À ranger dans un cabinet de curiosités ?
Loin de délivrer toutes ses promesses, le Vocktail reste un bel objet, marque d’une inventivité et du désir d’exploration des possibles qui font la richesse de l’humanité. Un objet à ranger dans un cabinet de curiosités, à côté d’autres comme le chapeau radio, les lunettes inclinées pour lire au lit14 ou le réveil olfactif ?15 Rien n’est moins sûr. Si cette invention fait tant de bruit, c’est probablement qu’elle rencontre un public intéressé et réjoui. Un potentiel pour des développements futurs.
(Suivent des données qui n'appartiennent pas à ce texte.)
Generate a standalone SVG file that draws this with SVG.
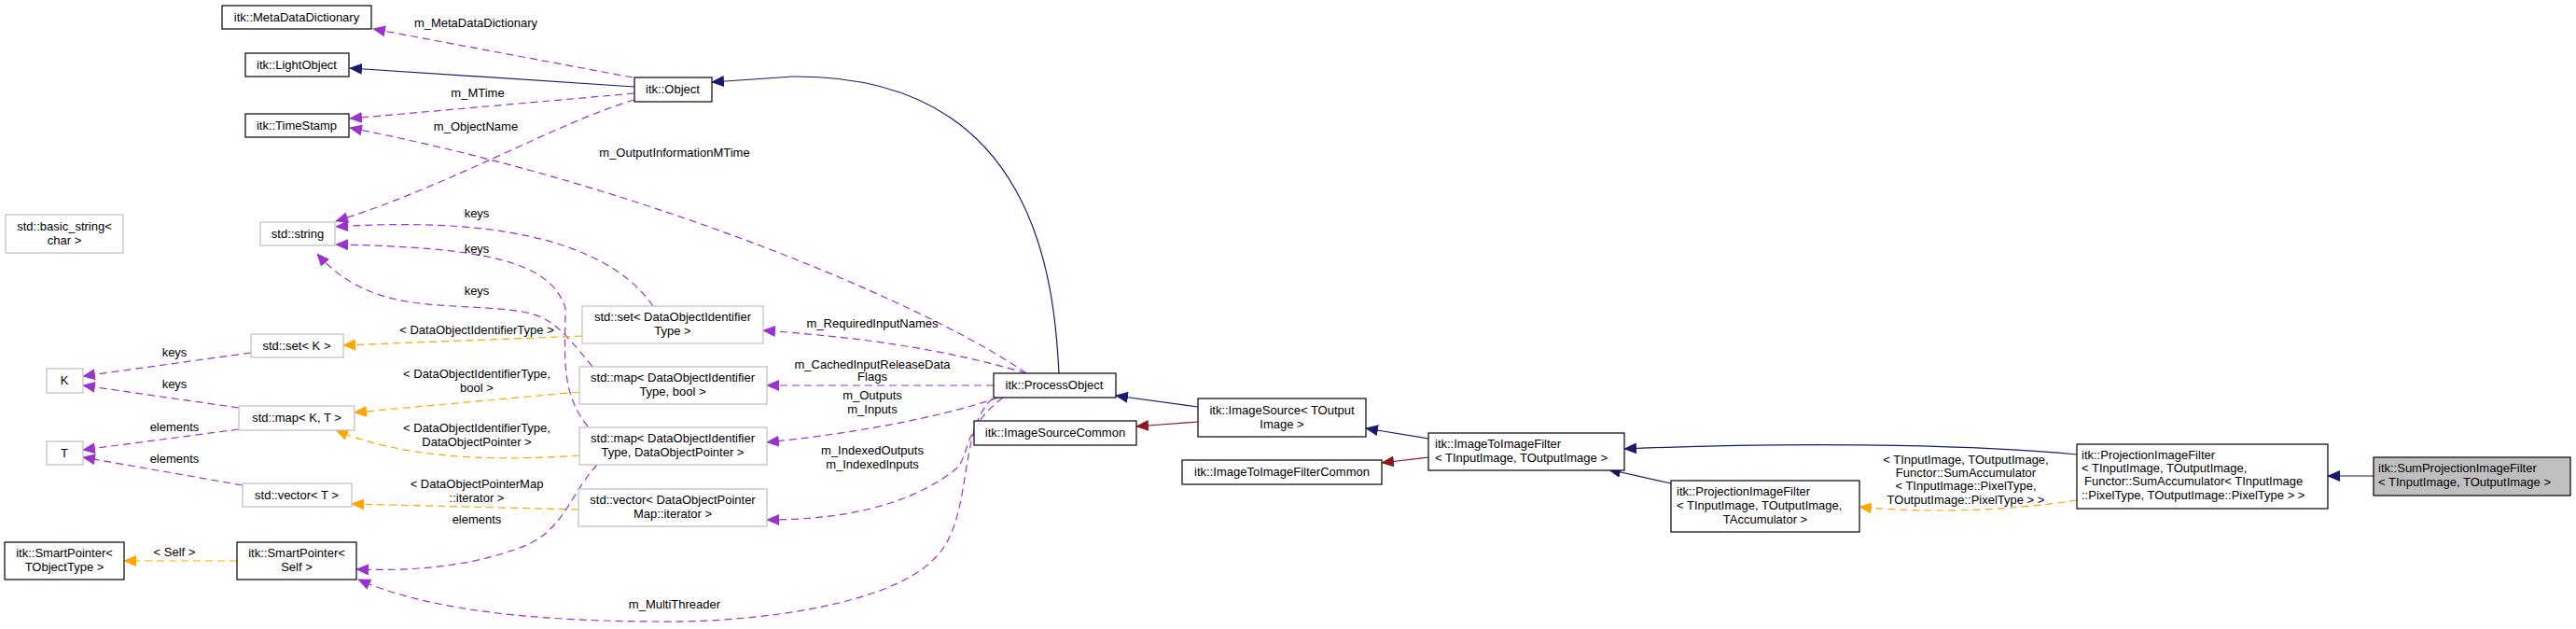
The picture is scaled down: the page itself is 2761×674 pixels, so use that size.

Quoi qu’il en soit, les chercheurs en sciences sensorielles, qui connaissent bien les limites d’un tel appareil, le regardent d’un œil aussi amusé mais bienveillant – ce n’est en effet pas tous les jours que nous pouvons laisser aller nos rêves sensoriels les plus fous, et cela fait du bien. Que cette histoire soit elle-même virtuelle n’a finalement que peu d’importance.